REQUIRED TASK:
Write out the data below in full, unchanged, minus the images.
— Start of STORED ROWS —
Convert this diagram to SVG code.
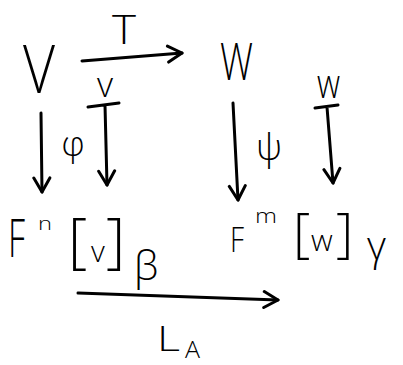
<svg xmlns="http://www.w3.org/2000/svg" width="403" height="365" viewBox="0 0 403 365">
<style>
text{font-family:"Open Sans","DejaVu Sans",sans-serif;font-weight:300;fill:#000;}
.c{fill:none;stroke:#000;stroke-width:3;stroke-linecap:round;}
</style>
<defs>
<marker id="ah" viewBox="-16 -10 18 20" markerWidth="18" markerHeight="20" refX="0" refY="0" orient="auto" markerUnits="userSpaceOnUse">
<path d="M-14,-8 L0,0 L-14,8" fill="none" stroke="#000" stroke-width="3" stroke-linecap="round" stroke-linejoin="round"/>
</marker>
</defs>
<rect width="403" height="365" fill="#fff"/>
<g id="node-V"><text x="23" y="93" font-size="66" textLength="32" lengthAdjust="spacingAndGlyphs">V</text></g>
<g id="node-W"><text x="220" y="80" font-size="52" textLength="33" lengthAdjust="spacingAndGlyphs">W</text></g>
<g id="node-v"><text x="97" y="97" font-size="34" textLength="16" lengthAdjust="spacingAndGlyphs">v</text></g>
<g id="node-w"><text x="317" y="98" font-size="40" textLength="23" lengthAdjust="spacingAndGlyphs">w</text></g>
<g id="node-Fn"><text x="8" y="257" font-size="54" textLength="17" lengthAdjust="spacingAndGlyphs">F</text><text x="38" y="230" font-size="19" textLength="14" lengthAdjust="spacingAndGlyphs">n</text></g>
<g id="node-vbeta"><text y="262"><tspan x="68" font-size="60">[</tspan><tspan x="91" font-size="30">v</tspan><tspan x="106" font-size="60">]</tspan></text><text x="134" y="280" font-size="40">β</text></g>
<g id="node-Fm"><text x="230" y="252" font-size="34" textLength="14" lengthAdjust="spacingAndGlyphs">F</text><text x="255" y="223" font-size="20" textLength="22" lengthAdjust="spacingAndGlyphs">m</text></g>
<g id="node-wgamma"><text y="251"><tspan x="293" font-size="54">[</tspan><tspan x="311" font-size="30">w</tspan><tspan x="336" font-size="54">]</tspan></text><text x="367" y="260" font-size="40">γ</text></g>
<g id="connectors">
<path class="c" d="M82,61 L182,53" marker-end="url(#ah)"/>
<path class="c" d="M41,113 L42,192" marker-end="url(#ah)"/>
<path class="c" d="M88,107 L119,103 M105,105 L107,185" marker-end="url(#ah)"/>
<path class="c" d="M233,103 L238,200" marker-end="url(#ah)"/>
<path class="c" d="M315,108 L338,105 M327,107 L333,183" marker-end="url(#ah)"/>
<path class="c" d="M78,293 L278,300" marker-end="url(#ah)"/>
</g>
<g id="labels">
<text x="112" y="44" font-size="40" textLength="24" lengthAdjust="spacingAndGlyphs">T</text>
<text x="73" y="156" font-size="34" text-anchor="middle">φ</text>
<text x="269" y="160" font-size="36" text-anchor="middle">ψ</text>
<text x="157" y="351" font-size="34" textLength="23" lengthAdjust="spacingAndGlyphs">L</text>
<text x="185" y="358" font-size="24" textLength="15" lengthAdjust="spacingAndGlyphs">A</text>
</g>
</svg>
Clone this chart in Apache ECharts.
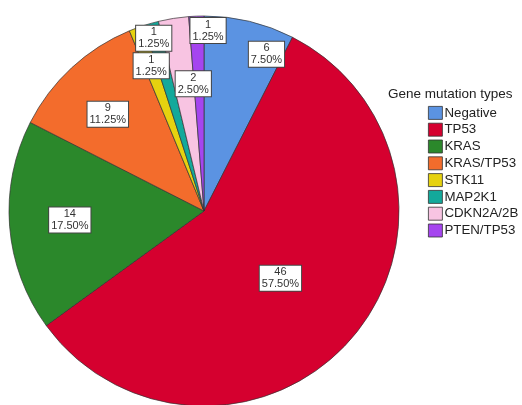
<!DOCTYPE html>
<html>
<head>
<meta charset="utf-8">
<script src="https://cdn.jsdelivr.net/npm/echarts@6/dist/echarts.min.js"></script>
<style>html,body{margin:0;padding:0;background:#fff;}#c{width:522px;height:405px;}</style>
</head>
<body>
<div id="c"></div>
<script>
var categories = ['Negative', 'TP53', 'KRAS', 'KRAS/TP53', 'STK11', 'MAP2K1', 'CDKN2A/2B', 'PTEN/TP53'];
var counts = [6, 46, 14, 9, 1, 1, 2, 1];
var colors = ['#5b93e2', '#d5002f', '#2b882b', '#f36c2c', '#e6d20f', '#13a99b', '#f8c4e2', '#a545ef'];
var labelOffsets = [[39, -59], [0, 2], [-34, 1], [-28, -23], [-18, -51], [-23, -76], [5, -28], [8, -80]];

var total = counts.reduce(function (a, b) { return a + b; }, 0);
var data = categories.map(function (n, i) {
  return {
    name: n, value: counts[i],
    itemStyle: { color: colors[i] },
    label: { offset: labelOffsets[i] }
  };
});

var chart = echarts.init(document.getElementById('c'));
chart.setOption({
  animation: false,
  textStyle: { fontFamily: 'Liberation Sans, Arial, sans-serif' },
  title: {
    text: 'Gene mutation types',
    left: 383, top: 82,
    textStyle: { fontSize: 13.5, fontWeight: 'normal', color: '#222', fontFamily: 'Liberation Sans, Arial, sans-serif' }
  },
  legend: {
    orient: 'vertical',
    left: 423, top: 101,
    itemWidth: 14, itemHeight: 13, itemGap: 3.0,
    icon: 'rect',
    itemStyle: { borderColor: '#333', borderWidth: 0.8 },
    textStyle: { fontSize: 13.3, color: '#222', padding: [0, 0, 0, -3] },
    data: categories
  },
  series: [{
    type: 'pie',
    center: [204, 211],
    radius: 195,
    startAngle: 90,
    clockwise: true,
    avoidLabelOverlap: false,
    itemStyle: { borderColor: '#333', borderWidth: 0.7 },
    emphasis: { disabled: true },
    label: {
      show: true,
      position: 'inside',
      formatter: function (p) { return p.value + '\n' + (p.value / total * 100).toFixed(2) + '%'; },
      fontSize: 11,
      lineHeight: 12,
      color: '#333',
      backgroundColor: '#fff',
      borderColor: '#444',
      borderWidth: 1,
      padding: [1, 2, 0, 2],
      align: 'center'
    },
    labelLine: { show: false },
    data: data
  }]
});
</script>
</body>
</html>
— End of STORED ROWS —
FULL OUTPUT:
Convert this diagram to SVG code.
<svg xmlns="http://www.w3.org/2000/svg" width="403" height="365" viewBox="0 0 403 365">
<style>
text{font-family:"Open Sans","DejaVu Sans",sans-serif;font-weight:300;fill:#000;}
.c{fill:none;stroke:#000;stroke-width:3;stroke-linecap:round;}
</style>
<defs>
<marker id="ah" viewBox="-16 -10 18 20" markerWidth="18" markerHeight="20" refX="0" refY="0" orient="auto" markerUnits="userSpaceOnUse">
<path d="M-14,-8 L0,0 L-14,8" fill="none" stroke="#000" stroke-width="3" stroke-linecap="round" stroke-linejoin="round"/>
</marker>
</defs>
<rect width="403" height="365" fill="#fff"/>
<g id="node-V"><text x="23" y="93" font-size="66" textLength="32" lengthAdjust="spacingAndGlyphs">V</text></g>
<g id="node-W"><text x="220" y="80" font-size="52" textLength="33" lengthAdjust="spacingAndGlyphs">W</text></g>
<g id="node-v"><text x="97" y="97" font-size="34" textLength="16" lengthAdjust="spacingAndGlyphs">v</text></g>
<g id="node-w"><text x="317" y="98" font-size="40" textLength="23" lengthAdjust="spacingAndGlyphs">w</text></g>
<g id="node-Fn"><text x="8" y="257" font-size="54" textLength="17" lengthAdjust="spacingAndGlyphs">F</text><text x="38" y="230" font-size="19" textLength="14" lengthAdjust="spacingAndGlyphs">n</text></g>
<g id="node-vbeta"><text y="262"><tspan x="68" font-size="60">[</tspan><tspan x="91" font-size="30">v</tspan><tspan x="106" font-size="60">]</tspan></text><text x="134" y="280" font-size="40">β</text></g>
<g id="node-Fm"><text x="230" y="252" font-size="34" textLength="14" lengthAdjust="spacingAndGlyphs">F</text><text x="255" y="223" font-size="20" textLength="22" lengthAdjust="spacingAndGlyphs">m</text></g>
<g id="node-wgamma"><text y="251"><tspan x="293" font-size="54">[</tspan><tspan x="311" font-size="30">w</tspan><tspan x="336" font-size="54">]</tspan></text><text x="367" y="260" font-size="40">γ</text></g>
<g id="connectors">
<path class="c" d="M82,61 L182,53" marker-end="url(#ah)"/>
<path class="c" d="M41,113 L42,192" marker-end="url(#ah)"/>
<path class="c" d="M88,107 L119,103 M105,105 L107,185" marker-end="url(#ah)"/>
<path class="c" d="M233,103 L238,200" marker-end="url(#ah)"/>
<path class="c" d="M315,108 L338,105 M327,107 L333,183" marker-end="url(#ah)"/>
<path class="c" d="M78,293 L278,300" marker-end="url(#ah)"/>
</g>
<g id="labels">
<text x="112" y="44" font-size="40" textLength="24" lengthAdjust="spacingAndGlyphs">T</text>
<text x="73" y="156" font-size="34" text-anchor="middle">φ</text>
<text x="269" y="160" font-size="36" text-anchor="middle">ψ</text>
<text x="157" y="351" font-size="34" textLength="23" lengthAdjust="spacingAndGlyphs">L</text>
<text x="185" y="358" font-size="24" textLength="15" lengthAdjust="spacingAndGlyphs">A</text>
</g>
</svg>
Clone this chart in Apache ECharts.
<!DOCTYPE html>
<html>
<head>
<meta charset="utf-8">
<script src="https://cdn.jsdelivr.net/npm/echarts@6/dist/echarts.min.js"></script>
<style>html,body{margin:0;padding:0;background:#fff;}#c{width:522px;height:405px;}</style>
</head>
<body>
<div id="c"></div>
<script>
var categories = ['Negative', 'TP53', 'KRAS', 'KRAS/TP53', 'STK11', 'MAP2K1', 'CDKN2A/2B', 'PTEN/TP53'];
var counts = [6, 46, 14, 9, 1, 1, 2, 1];
var colors = ['#5b93e2', '#d5002f', '#2b882b', '#f36c2c', '#e6d20f', '#13a99b', '#f8c4e2', '#a545ef'];
var labelOffsets = [[39, -59], [0, 2], [-34, 1], [-28, -23], [-18, -51], [-23, -76], [5, -28], [8, -80]];

var total = counts.reduce(function (a, b) { return a + b; }, 0);
var data = categories.map(function (n, i) {
  return {
    name: n, value: counts[i],
    itemStyle: { color: colors[i] },
    label: { offset: labelOffsets[i] }
  };
});

var chart = echarts.init(document.getElementById('c'));
chart.setOption({
  animation: false,
  textStyle: { fontFamily: 'Liberation Sans, Arial, sans-serif' },
  title: {
    text: 'Gene mutation types',
    left: 383, top: 82,
    textStyle: { fontSize: 13.5, fontWeight: 'normal', color: '#222', fontFamily: 'Liberation Sans, Arial, sans-serif' }
  },
  legend: {
    orient: 'vertical',
    left: 423, top: 101,
    itemWidth: 14, itemHeight: 13, itemGap: 3.0,
    icon: 'rect',
    itemStyle: { borderColor: '#333', borderWidth: 0.8 },
    textStyle: { fontSize: 13.3, color: '#222', padding: [0, 0, 0, -3] },
    data: categories
  },
  series: [{
    type: 'pie',
    center: [204, 211],
    radius: 195,
    startAngle: 90,
    clockwise: true,
    avoidLabelOverlap: false,
    itemStyle: { borderColor: '#333', borderWidth: 0.7 },
    emphasis: { disabled: true },
    label: {
      show: true,
      position: 'inside',
      formatter: function (p) { return p.value + '\n' + (p.value / total * 100).toFixed(2) + '%'; },
      fontSize: 11,
      lineHeight: 12,
      color: '#333',
      backgroundColor: '#fff',
      borderColor: '#444',
      borderWidth: 1,
      padding: [1, 2, 0, 2],
      align: 'center'
    },
    labelLine: { show: false },
    data: data
  }]
});
</script>
</body>
</html>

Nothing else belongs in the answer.